# WORK TO BE COMPLETED
Using the records below, copy exactly the part that opens with the line holding "Write a Python" and closes with the line holding "size_extra_counts = [2, 1, 1]", minus the pictures.

===

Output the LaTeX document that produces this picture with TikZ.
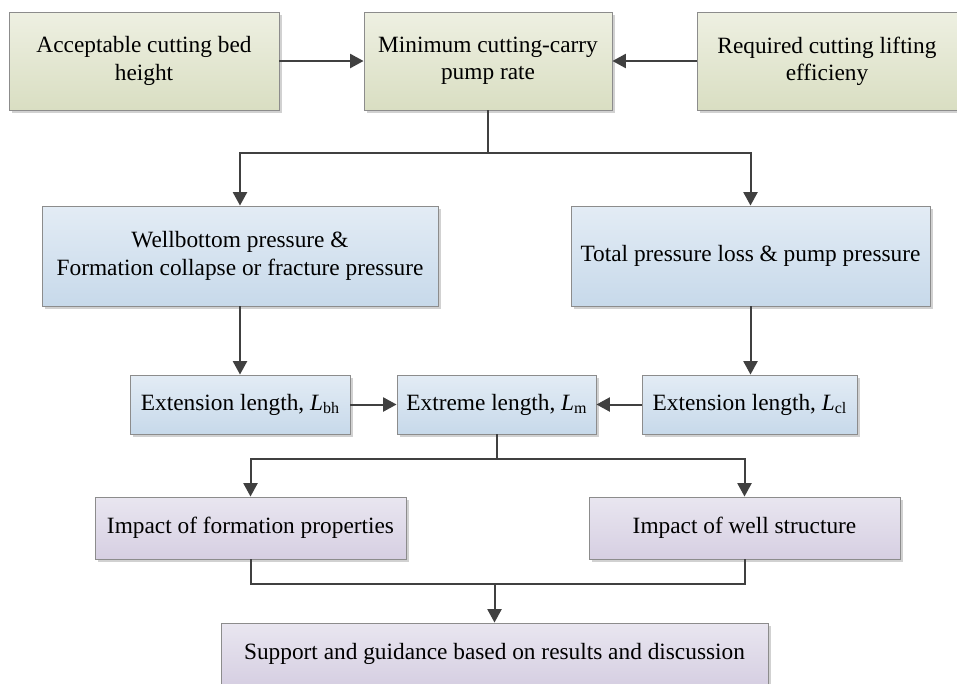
\documentclass[tikz,border=0pt]{standalone}
\usepackage{fontspec}
\setmainfont{Liberation Serif}
\usetikzlibrary{arrows.meta, positioning, shadows}
\definecolor{GrnTop}{HTML}{EEF0E2}
\definecolor{GrnBot}{HTML}{D9DEC2}
\definecolor{BluTop}{HTML}{E3ECF5}
\definecolor{BluBot}{HTML}{C7D9EA}
\definecolor{PurTop}{HTML}{E9E6F0}
\definecolor{PurBot}{HTML}{D6CFE2}
\colorlet{Cline}{black!75}
\newcommand{\sub}[1]{\raisebox{-0.3ex}{\fontsize{12}{12}\selectfont #1}}
\tikzset{
  box/.style={draw=black!45, line width=0.7pt, align=center, inner sep=0pt,
    font=\fontsize{17.5}{20.5}\selectfont,
    drop shadow={shadow xshift=2pt, shadow yshift=-2pt, opacity=0.18, fill=black}},
  gbox/.style={box, top color=GrnTop, bottom color=GrnBot},
  bbox/.style={box, top color=BluTop, bottom color=BluBot},
  pbox/.style={box, top color=PurTop, bottom color=PurBot},
  link/.style={line width=1.5pt, Cline},
  arr/.style={link, -{Triangle[length=10pt, width=10.5pt]}},
}
\begin{document}
\begin{tikzpicture}[x=0.75pt, y=-0.75pt]
\useasboundingbox (0,0) rectangle (957,683);

%%==========================================================================
%% TOP ROW — pump rate requirements
%%==========================================================================
\node[gbox, minimum width=202.5pt, minimum height=73.5pt] (accept)  at (144,61)
  {Acceptable cutting bed\\height};
\node[gbox, minimum width=186pt, minimum height=73.5pt]   (minrate) at (488,61)
  {Minimum cutting-carry\\pump rate};
\node[gbox, minimum width=195pt, minimum height=73.5pt]   (reqlift) at (827,61)
  {Required cutting lifting\\efficieny};

\draw[arr] (accept) -- (minrate);
\draw[arr] (reqlift) -- (minrate);

%%==========================================================================
%% PRESSURE CHECKS
%%==========================================================================
\node[bbox, minimum width=297pt, minimum height=75pt]     (wbp) at (240,256)
  {Wellbottom pressure \&\\Formation collapse or fracture pressure};
\node[bbox, minimum width=269.25pt, minimum height=75pt]  (tpl) at (750.5,256)
  {Total pressure loss \& pump pressure};

\coordinate (split1) at (488,153);
\draw[link] (minrate.south) -- (split1);
\draw[arr] (split1) -| (wbp.north);
\draw[arr] (split1) -| (tpl.north);

%%==========================================================================
%% LENGTHS
%%==========================================================================
\node[bbox, minimum width=165pt, minimum height=44.25pt]    (extbh) at (240,404.5)
  {Extension length, \textit{L}\sub{bh}};
\node[bbox, minimum width=149.25pt, minimum height=44.25pt] (extm) at (496.5,404.5)
  {Extreme length, \textit{L}\sub{m}};
\node[bbox, minimum width=161.25pt, minimum height=44.25pt] (extcl) at (749.5,404.5)
  {Extension length, \textit{L}\sub{cl}};

\draw[arr] (wbp) -- (extbh);
\draw[arr] (tpl.south) -- (tpl.south |- extcl.north);
\draw[arr] (extbh) -- (extm);
\draw[arr] (extcl) -- (extm);

%%==========================================================================
%% IMPACT STUDIES AND CONCLUSION
%%==========================================================================
\node[pbox, minimum width=233.25pt, minimum height=46.5pt] (fmp) at (250.5,528)
  {Impact of formation properties};
\node[pbox, minimum width=233.25pt, minimum height=46.5pt] (wst) at (744.5,528)
  {Impact of well structure};
\node[pbox, minimum width=410.25pt, minimum height=46.5pt] (guide) at (494.5,654)
  {Support and guidance based on results and discussion};

\coordinate (split2) at (496.5,459);
\draw[link] (extm.south) -- (split2);
\draw[arr] (split2) -| (fmp.north);
\draw[arr] (split2) -| (wst.north);

\coordinate (merge) at (494.5,584);
\draw[link] (fmp.south) |- (merge) -| (wst.south);
\draw[arr] (merge) -- (guide);

\end{tikzpicture}
\end{document}
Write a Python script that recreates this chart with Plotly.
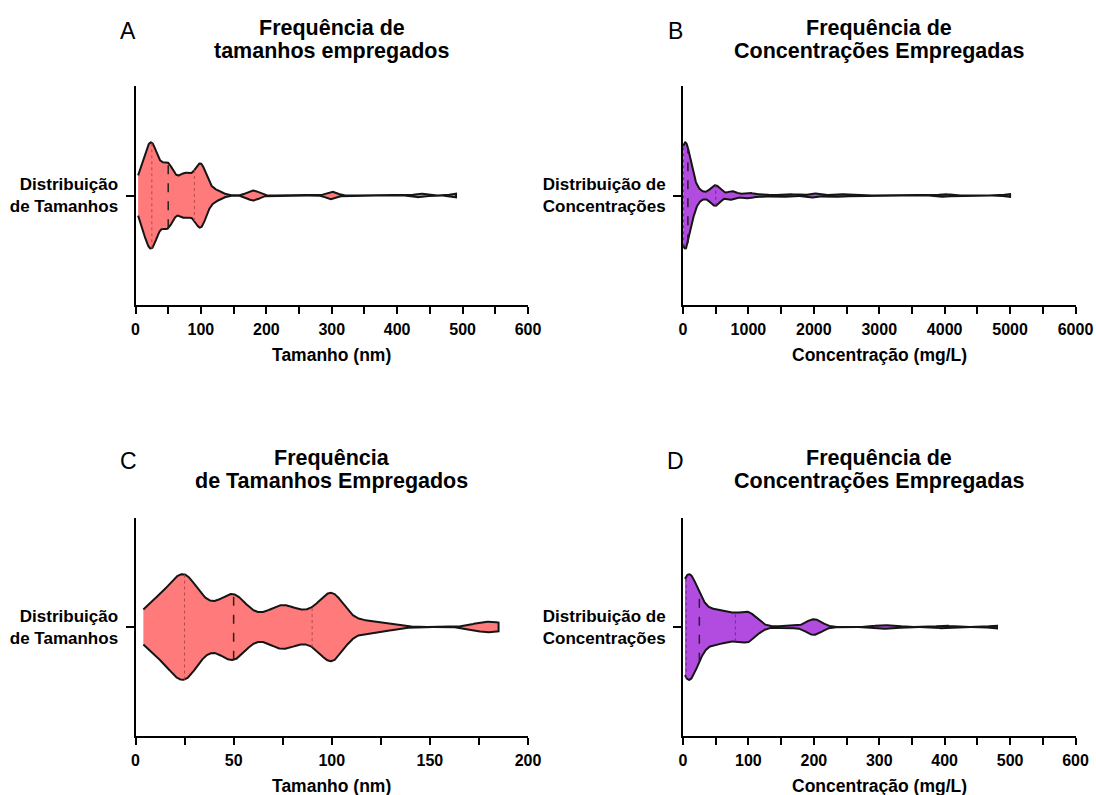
import numpy as np
import plotly.graph_objects as go

# ---------------- data ----------------
# Sizes (nm) used, <= 200 nm (panel C); panel A adds the larger sizes
size_values = [4, 8, 10, 15, 20, 25, 30, 35, 40, 45, 50, 55, 60, 65, 70, 75, 80, 85, 90,
               100, 110, 120, 130, 175, 180, 185]
size_counts = [3, 2, 4, 4, 8, 12, 6, 3, 3, 3, 10, 2, 2, 1, 3, 5, 3, 1, 4,
               14, 2, 2, 1, 1, 1, 1]
size_extra_values = [300, 435, 490]
size_extra_counts = [2, 1, 1]

# Concentrations (mg/L) used, <= 500 mg/L (panel D); panel B adds the larger ones
conc_values = [3, 5, 10, 15, 20, 25, 30, 40, 50, 60, 70, 75, 80, 100, 120, 160, 200,
               300, 320, 400, 480]
conc_counts = [10, 14, 10, 3, 4, 6, 3, 3, 6, 4, 2, 2, 4, 10, 1, 1, 6,
               1, 1, 1, 1]
conc_extra_values = [500, 750, 1000, 1200, 1250, 1500, 1600, 1700, 2000, 2300, 2400, 2500,
                     4000, 5000]
conc_extra_counts = [13, 6, 4, 1, 1, 1, 1, 1, 3, 1, 1, 1, 2, 2]

panel_letters = ["A", "B", "C", "D"]
panel_titles = [["Frequência de", "tamanhos empregados"],
                ["Frequência de", "Concentrações Empregadas"],
                ["Frequência", "de Tamanhos Empregados"],
                ["Frequência de", "Concentrações Empregadas"]]
x_titles = ["Tamanho (nm)", "Concentração (mg/L)", "Tamanho (nm)", "Concentração (mg/L)"]
y_labels = ["Distribuição<br>de Tamanhos", "Distribuição de<br>Concentrações",
            "Distribuição<br>de Tamanhos", "Distribuição de<br>Concentrações"]
x_ranges = [600, 6000, 200, 600]
x_dticks = [100, 1000, 50, 100]
bandwidths = [8.0, 75.0, 6.0, 12.0]

RED = "#FF7B7B"
PURPLE = "#B24CE0"
fills = [RED, PURPLE, RED, PURPLE]
quart_colors = ["#B24A4A", "#6E2A8E", "#B24A4A", "#6E2A8E"]

datasets = [
    (size_values + size_extra_values, size_counts + size_extra_counts),
    (conc_values + conc_extra_values, conc_counts + conc_extra_counts),
    (size_values, size_counts),
    (conc_values, conc_counts),
]

W, H = 1096, 795
# plot areas in pixels: (left, right, top, bottom)
areas = [(135.5, 528, 86, 305), (683, 1075.5, 86, 305),
         (135.5, 528, 518, 736), (683, 1075.5, 518, 736)]
HALF = 0.485


def kde(values, counts, bw, n=900):
    v = np.asarray(values, float)
    c = np.asarray(counts, float)
    grid = np.linspace(v.min(), v.max(), n)
    dens = (c[None, :] * np.exp(-0.5 * ((grid[:, None] - v[None, :]) / bw) ** 2)).sum(1)
    return grid, dens / dens.max()


FONT = "Liberation Sans, Arial, sans-serif"
fig = go.Figure()
layout = dict(width=W, height=H, autosize=False, margin=dict(l=0, r=0, t=0, b=0, pad=0),
              paper_bgcolor="white", plot_bgcolor="white", showlegend=False)
annotations = []

for i in range(4):
    vals, cnts = datasets[i]
    grid, d = kde(vals, cnts, bandwidths[i])
    sfx = "" if i == 0 else str(i + 1)
    xa, ya = "x" + sfx, "y" + sfx
    hw = HALF * d
    fig.add_trace(go.Scatter(
        x=np.concatenate([grid, grid[::-1]]),
        y=np.concatenate([hw, -hw[::-1]]),
        mode="lines", fill="toself", fillcolor=fills[i],
        line=dict(color="#151515", width=2), xaxis=xa, yaxis=ya, hoverinfo="skip"))
    sample = np.repeat(np.asarray(vals, float), cnts)
    q1, med, q3 = np.percentile(sample, [25, 50, 75])
    for q, style in [(q1, "q"), (q3, "q"), (med, "m")]:
        h = HALF * np.interp(q, grid, d)
        if style == "m":
            ln = dict(color="#222222", width=1.5, dash="dash")
        else:
            ln = dict(color=quart_colors[i], width=1, dash="dot")
        fig.add_trace(go.Scatter(x=[q, q], y=[-h, h], mode="lines", line=ln,
                                 xaxis=xa, yaxis=ya, hoverinfo="skip"))

    l, r, t, b = areas[i]
    xdom = [l / W, r / W]
    ydom = [1 - b / H, 1 - t / H]
    layout["xaxis" + sfx] = dict(
        domain=xdom, range=[0, x_ranges[i]], anchor=ya, showline=True, linecolor="black",
        linewidth=2, ticks="outside", ticklen=7, tickwidth=2, tickcolor="black",
        tick0=0, dtick=x_dticks[i], showgrid=False, zeroline=False, automargin=False,
        minor=dict(dtick=x_dticks[i] / 2, ticks="outside", ticklen=7, tickwidth=2,
                   tickcolor="black", showgrid=False),
        tickfont=dict(family=FONT, size=16, color="black", weight="bold"),
        ticklabelstandoff=2, fixedrange=True)
    layout["yaxis" + sfx] = dict(
        domain=ydom, range=[-1, 1], anchor=xa, showline=True, linecolor="black",
        linewidth=2, ticks="outside", ticklen=8, tickwidth=2, tickcolor="black",
        tickvals=[0], ticktext=[y_labels[i]], showgrid=False, zeroline=False,
        automargin=False,
        tickfont=dict(family=FONT, size=17, color="black", weight="bold"),
        ticklabelstandoff=4, fixedrange=True)

    cx = (l + r) / 2
    ty = 28 if i < 2 else 458
    annotations.append(dict(text=panel_letters[i], x=(l - 7.5) / W, y=1 - (ty + 3) / H,
                            xref="paper", yref="paper", showarrow=False,
                            xanchor="center", yanchor="middle",
                            font=dict(family=FONT, size=23, color="black")))
    for k, line in enumerate(panel_titles[i]):
        annotations.append(dict(text="<b>" + line + "</b>", x=cx / W,
                                y=1 - (ty + 23 * k) / H, xref="paper", yref="paper",
                                showarrow=False, xanchor="center", yanchor="middle",
                                font=dict(family=FONT, size=21.5, color="black")))
    annotations.append(dict(text="<b>" + x_titles[i] + "</b>", x=cx / W,
                            y=1 - (b + 50) / H, xref="paper", yref="paper",
                            showarrow=False, xanchor="center", yanchor="middle",
                            font=dict(family=FONT, size=17.5, color="black")))

layout["annotations"] = annotations
fig.update_layout(**layout)
fig.write_html("out.html", config={"responsive": False, "displayModeBar": False},
               post_script="document.body.style.margin='0';"
                           "document.body.style.overflow='hidden';")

===

# ANSWER TO THE PROBLEM
Write a Python script that recreates this chart with Plotly.
import numpy as np
import plotly.graph_objects as go

# ---------------- data ----------------
# Sizes (nm) used, <= 200 nm (panel C); panel A adds the larger sizes
size_values = [4, 8, 10, 15, 20, 25, 30, 35, 40, 45, 50, 55, 60, 65, 70, 75, 80, 85, 90,
               100, 110, 120, 130, 175, 180, 185]
size_counts = [3, 2, 4, 4, 8, 12, 6, 3, 3, 3, 10, 2, 2, 1, 3, 5, 3, 1, 4,
               14, 2, 2, 1, 1, 1, 1]
size_extra_values = [300, 435, 490]
size_extra_counts = [2, 1, 1]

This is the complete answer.